The basic method of routing is based on the service ID. For services that have multiple versions of an API, the secondary parameter is the version of the API that the user wants to reach.

API ML Routing to the Versioned service

The URI identifies the resource, but does not identify the instance of the service as unique when multiple instances of the same service are provided, such as when a service is running in high-availability (HA) mode. To get to a specific instance, it is necessary to access the instance with a specific API ML configuration and header X-Instance-Id.

In addition to the basic Zuul routing, the Zowe API Gateway supports versioning in which the user can specify a major version. The Gateway routes a request only to an instance that provides the specified major version of the API.

  • The /api/ prefix is used for REST APIs.
  • The prefix /ui/ applies to web UIs
  • The prefix /ws/ applies to WebSockets
  • The prefix /graphql/ applies to the GraphQL API

The URL expected by the API Gateway has the following format:



The following address shows the original URL of a resource exposed by a service:


The following address shows the API Gateway URL of the resource:


The following diagram illustrates how basic routing works:

Zowe API Mediation basic routing

Implementation details for routing

Zowe architecture with high availability enablement on Sysplex

The following diagram illustrates the difference in locations of Zowe components when deploying Zowe into a Sysplex with high availability enabled as opposed to running all components on a single z/OS system.

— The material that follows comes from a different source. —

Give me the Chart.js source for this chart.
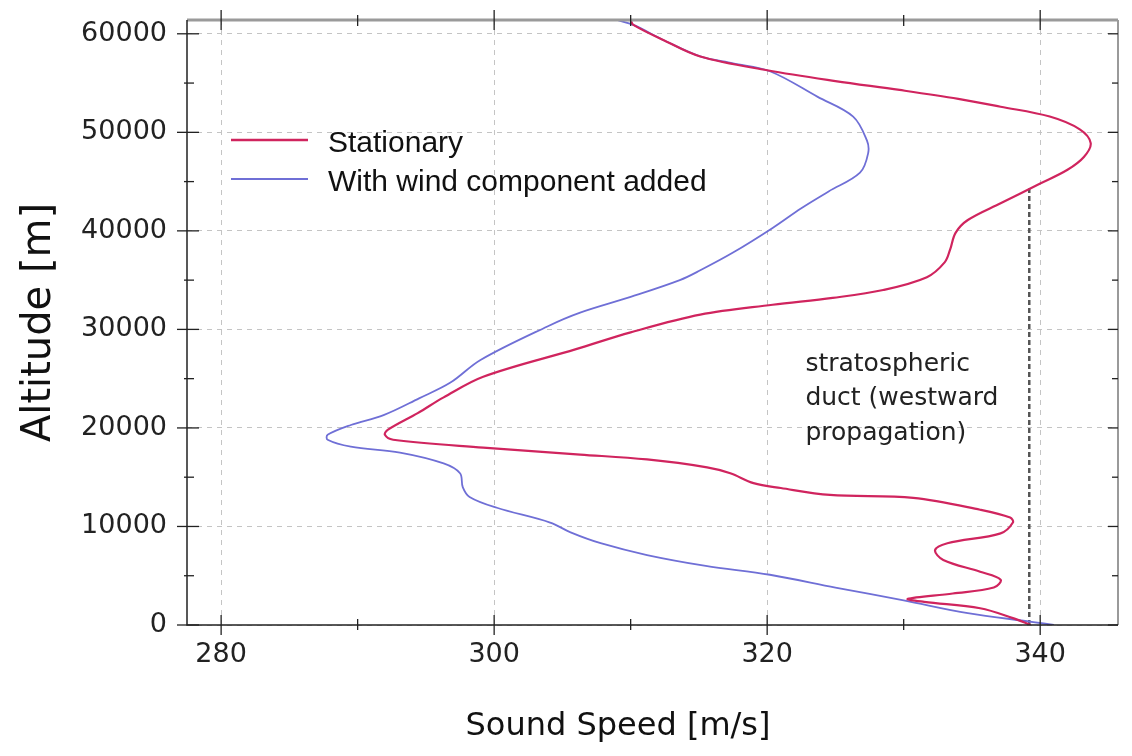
<!DOCTYPE html>
<html>
<head>
<meta charset="utf-8">
<script src="https://cdn.jsdelivr.net/npm/chart.js@4"></script>
<style>
  body { margin: 0; background: #fff; }
  canvas { display: block; }
</style>
</head>
<body>
<canvas id="grafica" width="1132" height="756"></canvas>
<script>
const estacionarioVel = [310.0, 310.2, 312.5, 315.1, 320.0, 325.0, 329.7, 334.0, 337.1, 340.7, 342.9, 343.7, 343.2, 342.0, 340.0, 337.1, 334.7, 333.8, 333.4, 333.0, 331.7, 328.5, 324.8, 320.4, 315.1, 310.0, 306.0, 299.2, 296.3, 294.4, 292.2, 292.0, 292.6, 299.2, 306.3, 311.2, 315.6, 317.3, 319.0, 321.0, 324.6, 330.7, 335.6, 337.8, 338.0, 337.1, 333.2, 332.3, 332.9, 335.6, 337.1, 336.6, 333.6, 330.3, 331.5, 335.6, 338.0, 339.3];
const estacionarioAlt = [61400, 60900, 59300, 57700, 56300, 55200, 54300, 53400, 52600, 51600, 50300, 48900, 47500, 46200, 44800, 42800, 41100, 39800, 38100, 36800, 35300, 34000, 33200, 32500, 31500, 29700, 28000, 25200, 23100, 21500, 19800, 19300, 18800, 18000, 17300, 16800, 16000, 15400, 14400, 13900, 13200, 12900, 11700, 10900, 10400, 9300, 8300, 7600, 6600, 5400, 4600, 3800, 3200, 2650, 2350, 1700, 700, 0];

const vientoVel = [309.0, 310.2, 312.5, 315.1, 317.5, 320.2, 323.7, 326.3, 327.3, 327.4, 326.8, 324.5, 322.5, 320.4, 317.5, 315.1, 313.6, 310.0, 306.3, 303.9, 299.0, 296.8, 294.5, 291.9, 289.5, 287.8, 287.8, 289.5, 293.1, 296.3, 297.5, 297.7, 298.2, 300.2, 304.1, 305.6, 307.8, 311.2, 315.5, 320.2, 325.0, 330.0, 334.7, 339.5, 341.0];
const vientoAlt = [61400, 60900, 59300, 57700, 57000, 56200, 53600, 51600, 49200, 47900, 45900, 44000, 42300, 40300, 37800, 36000, 35000, 33300, 31700, 30300, 26900, 24600, 23000, 21300, 20300, 19300, 18800, 18100, 17500, 16400, 15400, 14000, 13000, 11900, 10400, 9400, 8300, 7100, 6000, 5100, 3800, 2500, 1200, 300, 0];

// Límite del ducto (línea discontinua)
const ductoVel = [339.2, 339.2];
const ductoAlt = [0, 44300];

const ticksX = [280, 300, 320, 340];
const ticksXMenores = [290, 310, 330];
const ticksY = [0, 10000, 20000, 30000, 40000, 50000, 60000];
const ticksYMenores = [5000, 15000, 25000, 35000, 45000, 55000];

const etiquetas = ["Stationary", "With wind component added"];
const textoDucto = ["stratospheric", "duct (westward", "propagation)"];

const ROJO = "#d0245e";
const AZUL = "#6f6fd6";

const aPuntos = (xs, ys) => xs.map((v, i) => ({ x: v, y: ys[i] }));

// =========================
//   Marco, ticks y textos
// =========================
const marco = {
    id: "marco",
    afterDraw(chart) {
        const { ctx, chartArea: a, scales: { x, y } } = chart;
        ctx.save();

        // bordes superior y derecho (gris)
        ctx.strokeStyle = "#9a9a9a";
        ctx.lineWidth = 3;
        ctx.beginPath();
        ctx.moveTo(a.left, a.top);
        ctx.lineTo(a.right, a.top);
        ctx.stroke();
        ctx.lineWidth = 2;
        ctx.beginPath();
        ctx.moveTo(a.right, a.top);
        ctx.lineTo(a.right, a.bottom);
        ctx.stroke();

        // ejes izquierdo e inferior
        ctx.strokeStyle = "#222";
        ctx.lineWidth = 1.5;
        ctx.beginPath();
        ctx.moveTo(a.left, a.top);
        ctx.lineTo(a.left, a.bottom);
        ctx.lineTo(a.right, a.bottom);
        ctx.stroke();

        ctx.lineWidth = 1.3;
        const linea = (x1, y1, x2, y2) => {
            ctx.beginPath();
            ctx.moveTo(x1, y1);
            ctx.lineTo(x2, y2);
            ctx.stroke();
        };
        ticksX.forEach(v => {
            const px = x.getPixelForValue(v);
            linea(px, a.bottom - 10, px, a.bottom + 10);
            linea(px, a.top - 10, px, a.top + 10);
        });
        ticksXMenores.forEach(v => {
            const px = x.getPixelForValue(v);
            linea(px, a.bottom - 6, px, a.bottom + 5);
            linea(px, a.top - 5, px, a.top + 6);
        });
        ticksY.forEach(v => {
            const py = y.getPixelForValue(v);
            linea(a.left - 10, py, a.left + 12, py);
            linea(a.right - 10, py, a.right, py);
        });
        ticksYMenores.forEach(v => {
            const py = y.getPixelForValue(v);
            linea(a.left - 3, py, a.left + 7, py);
            linea(a.right - 6, py, a.right, py);
        });

        // leyenda
        ctx.font = "30px 'Liberation Sans'";
        ctx.textBaseline = "middle";
        ctx.fillStyle = "#111";
        [ROJO, AZUL].forEach((color, i) => {
            const ly = a.top + 120 + i * 39;
            ctx.strokeStyle = color;
            ctx.lineWidth = i === 0 ? 2.5 : 2;
            linea(a.left + 44, ly, a.left + 121, ly);
            ctx.fillText(etiquetas[i], a.left + 141, ly + 4);
        });

        // nota del ducto
        ctx.font = "25px 'DejaVu Sans'";
        ctx.textBaseline = "alphabetic";
        ctx.fillStyle = "#222";
        const nx = x.getPixelForValue(322.8);
        const ny = y.getPixelForValue(25800);
        textoDucto.forEach((t, i) => ctx.fillText(t, nx, ny + i * 34.5));

        // títulos de ejes
        ctx.fillStyle = "#111";
        ctx.textAlign = "center";
        ctx.textBaseline = "middle";
        ctx.font = "32px 'DejaVu Sans'";
        ctx.fillText("Sound Speed [m/s]", 618, 727);
        ctx.save();
        ctx.translate(40, (a.top + a.bottom) / 2);
        ctx.rotate(-Math.PI / 2);
        ctx.font = "40px 'DejaVu Sans'";
        ctx.fillText("Altitude [m]", 0, 0);
        ctx.restore();

        ctx.restore();
    }
};

new Chart(document.getElementById("grafica"), {
    type: "scatter",
    data: {
        datasets: [
            {
                label: etiquetas[0],
                data: aPuntos(estacionarioVel, estacionarioAlt),
                showLine: true,
                borderColor: ROJO,
                borderWidth: 2.2,
                pointRadius: 0,
                tension: 0.35
            },
            {
                label: etiquetas[1],
                data: aPuntos(vientoVel, vientoAlt),
                showLine: true,
                borderColor: AZUL,
                borderWidth: 1.8,
                pointRadius: 0,
                tension: 0.35
            },
            {
                label: "ducto",
                data: aPuntos(ductoVel, ductoAlt),
                showLine: true,
                borderColor: "#555",
                borderWidth: 2.5,
                borderDash: [5, 3],
                pointRadius: 0
            }
        ]
    },
    options: {
        responsive: false,
        animation: false,
        layout: { padding: { left: 0, right: 14, top: 20, bottom: 0 } },
        plugins: {
            legend: { display: false },
            tooltip: { enabled: false }
        },
        scales: {
            x: {
                type: "linear",
                min: 277.5,
                max: 345.7,
                afterBuildTicks: s => { s.ticks = ticksX.map(v => ({ value: v })); },
                afterFit: s => { s.height = 131; s.paddingLeft = 0; s.paddingRight = 0; },
                grid: { color: "#c4c4c4", lineWidth: 1, drawTicks: false },
                border: { display: false, dash: [5, 5] },
                ticks: {
                    padding: 14,
                    color: "#222",
                    font: { family: "DejaVu Sans", size: 27 }
                }
            },
            y: {
                type: "linear",
                min: 0,
                max: 61400,
                afterBuildTicks: s => { s.ticks = ticksY.map(v => ({ value: v })); },
                afterFit: s => { s.width = 187; s.paddingTop = 0; s.paddingBottom = 0; },
                grid: { color: "#c4c4c4", lineWidth: 1, drawTicks: false },
                border: { display: false, dash: [5, 5] },
                ticks: {
                    padding: 20,
                    color: "#222",
                    font: { family: "DejaVu Sans", size: 27 },
                    callback: v => String(v)
                }
            }
        }
    },
    plugins: [marco]
});
</script>
</body>
</html>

Zowe Architecture Diagram with High Availability Enablement

Zowe has a high availability feature built-in. To enable this feature, you can define the haInstances section in your YAML configuration file.

The preceding diagram shows that ZWESLSTC started two Zowe instances running on two separate LPARs. These LPARs can be on the same or different sysplexes.

  • The Sysplex distributor port sharing enables the API Gateway 7554 ports to be shared, which makes it possible for incoming requests to be routed to either the gateway on LPAR A or LPAR B.
  • The discovery servers on each LPAR communicate with each other and share their registered instances, which allows the API Gateway on LPAR A to dispatch APIs to components either on its own LPAR, or alternatively to components on LPAR B. As indicated in the diagram, each component has two input lines: one from the API Gateway on its own LPAR, and one from the Gateway on the other LPAR. When one of the LPARs goes down, the other LPAR remains operating within the sysplex thereby providing high availability to clients that connect through the shared port irrespective of which Zowe instance is serving the API requests.

The zowe.yaml file can be configured to start Zowe instances on more than two LPARS, and also to start more than one Zowe instance on a single LPAR, thereby providing a grid cluster of Zowe components that can meet availability and scalability requirements.

The configuration entries of each LPAR in the zowe.yaml file control which components are started. This configuration mechanism makes it possible to start just the desktop and API Mediation Layer on the first LPAR, and start all of the Zowe components on the second LPAR. Because the desktop on the first LPAR is available to the gateway of the second LPAR, all desktop traffic is routed to the second LPAR.

The caching services for each Zowe instance, whether on the same LPAR, or distributed across the sysplex, are connected to each other by the same shared VSAM data set. This arrangement allows state sharing so that each instance behaves similarly to the user irrespective of where their request is routed.

For simplification of the diagram above, the Jobs and Files API servers are not shown as being started. If the user defines Jobs and Files API servers to be started in the zowe.yaml configuration file, these servers behave the same as the servers illustrated. In other words, these services register to their API discovery server which then communicates with other discovery servers on other Zowe instances on either the same or other LPARs. The API traffic received by any API gateway on any Zowe instance is routed to any of the Jobs or Files API components that are available.

To learn more about Zowe with high availability enablement, see Configuring Sysplex for high availability.

API Versioning

Service instances provide one or more different API versions. This is based on the assumption that one service instance will not provide two versions with the same major version. No assumptions are made regarding which versions will be provided and how. As such, an instance can provide only one version and another version will be provided by a different instance, and other services can have instances that provide multiple versions.

The API user specifies only the major version in the URI. The API Catalog needs to differentiate between different full versions internally and be able to return a specific full version or return documentation for the highest version of the specified major version that is supported by all running services.


  • The version of the API is not dependent on the product release.

  • Two last versions are supported.

  • Major version
    This version is specified by the user of the API in the URI, and increased only when a backward incompatible change is introduced. This circumstance is rare because the REST APIs should be designed to allow extensibility.

  • Minor version
    This version is not specified in the URI but the user should know what is it. It is important to display the correct level of documentation. The minor version is increased when the API is extended with a new feature (if you use a new resource available in v1.2, the request fails on v1.1). If there are multiple instances of the services that have different minor versions, the service together will state that the lowest minor version is available.


Instance A provide v1.3 and v2.2. Instance B was not yet upgraded and provides v1.2 and v2.1. Subsequently, the service provides v1.2 and v2.1.

  • Patch version
    The Patch version is not specified in the URI and does not indicate a difference in the API. A patch version is used only when the API documentation is patched or a bug was fixed with no change in the API.